Implementing a zero-trust network doesn’t mean you can ignore other security fundamentals.

• Multi-Factor Authentication (MFA): Ensure your identity provider (Google, Microsoft, Okta) uses strong MFA. This is your primary defense against account compromise.
• Least Privilege Principle: Constantly review your ACLs. Grant only the necessary access for the shortest duration.
• Regular ACL Review: As your network evolves, so should your ACLs. Remove old rules, consolidate, and ensure they reflect current needs.
• Keep Tailscale Updated: Tailscale is actively developed.
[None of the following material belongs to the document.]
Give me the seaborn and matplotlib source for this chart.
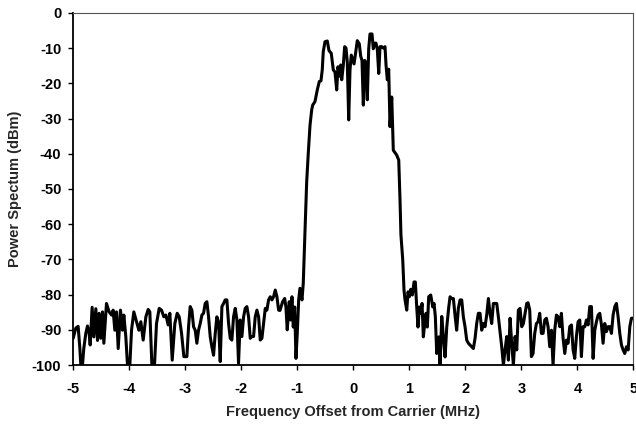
import numpy as np
import pandas as pd
import matplotlib.pyplot as plt
import seaborn as sns

# spectrum: noise floor left of the carrier
left_freq = [-5.000, -4.952, -4.911, -4.881, -4.863, -4.833, -4.810, -4.774, -4.744, -4.714,
             -4.696, -4.661, -4.631, -4.595, -4.565, -4.536, -4.506, -4.476, -4.452, -4.405,
             -4.357, -4.315, -4.286, -4.256, -4.226, -4.196, -4.155, -4.119, -4.095, -4.060,
             -4.030, -3.988, -3.958, -3.917, -3.869, -3.827, -3.792, -3.750, -3.702, -3.661,
             -3.631, -3.595, -3.548, -3.512, -3.464, -3.423, -3.381, -3.345, -3.304, -3.274,
             -3.232, -3.185, -3.143, -3.107, -3.065, -3.024,
             -2.970, -2.940, -2.911, -2.881, -2.851, -2.821, -2.792, -2.762, -2.732, -2.702,
             -2.673, -2.643, -2.613, -2.583, -2.554, -2.524, -2.494, -2.464, -2.435, -2.405,
             -2.375, -2.345, -2.315, -2.286, -2.256, -2.226, -2.196, -2.167, -2.137, -2.107,
             -2.077, -2.048, -2.018, -1.988, -1.958, -1.929, -1.899, -1.869, -1.839, -1.810,
             -1.780, -1.750, -1.720, -1.690, -1.661, -1.631, -1.601, -1.571, -1.542, -1.512,
             -1.482, -1.452, -1.423, -1.393, -1.363, -1.333,
             -1.309, -1.261, -1.225, -1.202, -1.179, -1.143, -1.118, -1.095, -1.071, -1.046,
             -1.023, -1.000, -0.975, -0.952, -0.916]
left_power = [-92.4, -89.5, -89.0, -95.0, -100.0, -100.0, -95.3, -91.0, -88.9, -91.0,
              -94.3, -83.6, -92.0, -84.0, -93.0, -85.3, -92.4, -84.9, -93.8, -82.5,
              -84.9, -85.8, -84.4, -90.1, -84.9, -95.3, -84.4, -90.1, -85.8, -91.9,
              -100.0, -100.0, -90.1, -84.9, -87.7, -90.1, -87.7, -92.9, -86.3, -84.2,
              -84.9, -100.0, -100.0, -88.2, -83.9, -84.4, -86.3, -85.8, -88.6, -85.3,
              -98.6, -88.2, -85.3, -86.3, -91.0, -97.6,
              -97.6, -89.1, -83.4, -84.4, -89.1, -90.1, -93.8, -90.1, -88.2, -85.8,
              -85.3, -82.5, -82.0, -86.3, -91.9, -94.8, -97.2, -91.0, -86.3, -87.7,
              -99.0, -83.4, -82.5, -81.5, -81.5, -88.2, -92.4, -92.9, -86.3, -83.9,
              -87.2, -99.5, -87.2, -91.9, -86.3, -83.9, -83.4, -86.3, -92.4, -91.9,
              -91.9, -86.3, -84.4, -86.3, -92.9, -92.4, -88.2, -83.9, -84.4, -81.5,
              -80.6, -81.5, -80.6, -78.7, -80.6, -84.4,
              -84.5, -82.0, -81.1, -83.5, -90.0, -82.0, -87.2, -80.6, -89.2, -83.5,
              -98.1, -91.0, -81.5, -78.2, -81.5]

# occupied band around the carrier
band_freq = [-0.893, -0.880, -0.862, -0.832, -0.804, -0.773, -0.743, -0.725, -0.684, -0.643,
             -0.607, -0.577, -0.554, -0.536, -0.505, -0.464, -0.434, -0.393, -0.357, -0.327,
             -0.296, -0.273, -0.250, -0.225, -0.207, -0.179, -0.154, -0.130, -0.107, -0.082,
             -0.059, -0.036, -0.011, 0.013, 0.036, 0.071, 0.107, 0.132, 0.155, 0.179,
             0.204, 0.227, 0.250, 0.275, 0.298, 0.334, 0.357, 0.382, 0.405, 0.429,
             0.454, 0.477, 0.507, 0.536, 0.566, 0.584, 0.607, 0.632, 0.655, 0.686,
             0.714, 0.775, 0.811, 0.834, 0.850, 0.882]
band_power = [-76.8, -70.2, -62.0, -48.0, -40.0, -32.0, -27.6, -26.2, -25.2, -21.9,
              -19.5, -19.3, -16.2, -11.0, -8.2, -8.0, -10.7, -11.5, -16.2, -16.8,
              -21.9, -15.3, -18.0, -14.8, -19.0, -15.0, -9.6, -10.0, -14.0, -30.4,
              -16.2, -12.0, -13.3, -14.5, -12.0, -7.9, -8.8, -12.3, -13.5, -26.2,
              -13.5, -14.5, -24.7, -10.2, -6.0, -6.0, -10.2, -8.6, -8.6, -10.4,
              -17.2, -9.6, -9.6, -10.0, -9.6, -14.8, -19.0, -16.0, -32.3, -23.9,
              -39.0, -40.4, -41.8, -53.2, -63.0, -70.0]

# noise floor right of the carrier
right_freq = [0.905, 0.923, 0.954, 0.977, 1.000, 1.025, 1.054, 1.084, 1.107, 1.132,
              1.155, 1.179, 1.204, 1.227, 1.250, 1.275, 1.298, 1.321, 1.346, 1.382,
              1.418, 1.441, 1.464, 1.489, 1.525, 1.548, 1.579, 1.607, 1.638, 1.668,
              1.704, 1.727, 1.756, 1.786, 1.815, 1.845, 1.875, 1.905, 1.935, 1.964,
              1.994, 2.024, 2.054, 2.083, 2.113, 2.143, 2.173, 2.202, 2.232, 2.262,
              2.292, 2.321, 2.351, 2.381, 2.411, 2.440, 2.470, 2.500, 2.530, 2.560,
              2.589, 2.619, 2.649, 2.679, 2.708, 2.738, 2.768, 2.798, 2.827, 2.857,
              2.887, 2.917, 2.946, 2.976, 3.006, 3.036, 3.065, 3.095, 3.119, 3.149,
              3.179, 3.208, 3.238, 3.268, 3.298, 3.327, 3.357, 3.387, 3.417, 3.446,
              3.476, 3.506, 3.536, 3.565, 3.595, 3.625, 3.655, 3.685, 3.714, 3.744,
              3.774, 3.804, 3.833, 3.863, 3.893, 3.923, 3.952, 3.982, 4.012, 4.042,
              4.071, 4.101, 4.131, 4.161, 4.190, 4.220, 4.250, 4.280, 4.310, 4.339,
              4.369, 4.399, 4.429, 4.458, 4.488, 4.518, 4.548, 4.577, 4.607, 4.637,
              4.667, 4.696, 4.726, 4.756, 4.786, 4.815, 4.845, 4.875, 4.905, 4.935,
              4.964, 5.000]
right_power = [-78.7, -81.5, -84.4, -79.2, -80.6, -78.5, -80.1, -76.4, -76.4, -83.5,
               -89.2, -83.5, -85.3, -82.5, -92.0, -88.2, -85.3, -89.2, -80.6, -80.1,
               -83.5, -82.5, -86.2, -96.7, -92.0, -100.0, -86.2, -92.0, -97.7, -89.2,
               -83.5, -80.6, -81.1, -81.1, -85.8, -90.1, -83.9, -81.5, -81.5, -86.3,
               -89.1, -92.9, -93.8, -94.3, -94.8, -95.3, -92.4, -88.2, -85.3, -85.3,
               -90.1, -88.2, -89.1, -85.8, -81.1, -85.3, -88.2, -82.5, -82.5, -82.5,
               -86.3, -90.5, -94.8, -100.0, -95.7, -91.9, -98.6, -86.7, -93.8, -100.0,
               -91.9, -95.7, -84.4, -83.9, -89.1, -88.2, -85.3, -82.5, -82.3, -84.4,
               -97.6, -96.7, -91.0, -88.2, -87.7, -85.3, -91.0, -91.0, -87.2, -86.7,
               -89.1, -94.8, -90.1, -100.0, -90.1, -85.8, -86.3, -89.1, -85.3, -92.4,
               -96.7, -92.9, -93.8, -89.1, -88.6, -95.7, -98.1, -91.9, -87.7, -87.2,
               -97.6, -89.1, -89.1, -87.2, -88.6, -83.4, -83.4, -98.1, -90.1, -87.7,
               -85.8, -85.3, -88.6, -93.8, -88.2, -90.5, -89.1, -89.1, -91.0, -85.8,
               -83.4, -82.5, -86.3, -91.0, -94.3, -95.7, -96.7, -94.8, -95.7, -89.1,
               -86.7, -86.7]

freq = left_freq + band_freq + right_freq
power = left_power + band_power + right_power
df = pd.DataFrame({'freq': freq, 'power': power})

sns.set_theme(style="ticks")
plt.rcParams['font.family'] = ['Liberation Sans', 'DejaVu Sans']
plt.rcParams['font.weight'] = 'bold'
plt.rcParams['axes.unicode_minus'] = False

fig = plt.figure(figsize=(6.36, 4.28), dpi=100)
ax = fig.add_axes([0.115, 0.147, 0.881, 0.823])

sns.lineplot(data=df, x='freq', y='power', color='black', linewidth=2.2,
             sort=False, estimator=None, ax=ax)
for line in ax.get_lines():
    line.set_solid_joinstyle('round')
    line.set_solid_capstyle('round')

ax.set_xlim(-5, 5)
ax.set_ylim(-100, 0)
ax.set_xticks(np.arange(-5, 6, 1))
ax.set_yticks(np.arange(-100, 1, 10))
ax.tick_params(direction='out', length=3.5, width=1, colors='black', labelsize=10.5)
ax.tick_params(axis='x', pad=9)
ax.tick_params(axis='y', pad=5)
for lab in ax.get_xticklabels() + ax.get_yticklabels():
    lab.set_fontweight('bold')

for side in ['left', 'bottom']:
    ax.spines[side].set_linewidth(1.3)
    ax.spines[side].set_color('black')
for side in ['top', 'right']:
    ax.spines[side].set_visible(True)
    ax.spines[side].set_linewidth(0.8)
    ax.spines[side].set_color('#555555')

ax.set_xlabel('Frequency Offset from Carrier (MHz)', fontsize=10.5, fontweight='bold', labelpad=6)
ax.set_ylabel('Power Spectum (dBm)', fontsize=10.5, fontweight='bold', labelpad=7)

fig.savefig('out.png', dpi=100)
Keep your clients and subnet routers updated to benefit from the latest features, performance improvements, and security patches.
• Monitor Your Tailnet: Use the Tailscale admin console to monitor device activity, active connections, and audit logs.
• Understand Subnet Router Scope: Be very deliberate about which subnets you advertise. A compromised subnet router could potentially expose your entire local network segment.
• Node Sharing: Be cautious with sharing nodes outside your organization if enabled. Ensure the recipient’s identity is verified.
• Tailnet Lock: For the highest security environments, enable Tailnet Lock. This feature prevents unauthorized devices from joining your tailnet even if your identity provider is compromised, by requiring approval from an existing key in your tailnet. It’s an advanced feature and adds operational overhead, but provides significant security benefits.

Conclusion

Building a zero-trust VPN network might sound daunting, but Tailscale, built on the rock-solid foundation of WireGuard, makes it remarkably straightforward. You get the security benefits of identity-aware access control, micro-segmentation, and continuous verification, without the traditional VPN complexities.

By moving beyond the outdated perimeter model and embracing a “never trust, always verify” approach, you can create a more resilient, flexible, and secure network for your distributed teams and infrastructure. Dive in, experiment with ACLs, and unlock the true power of modern network security.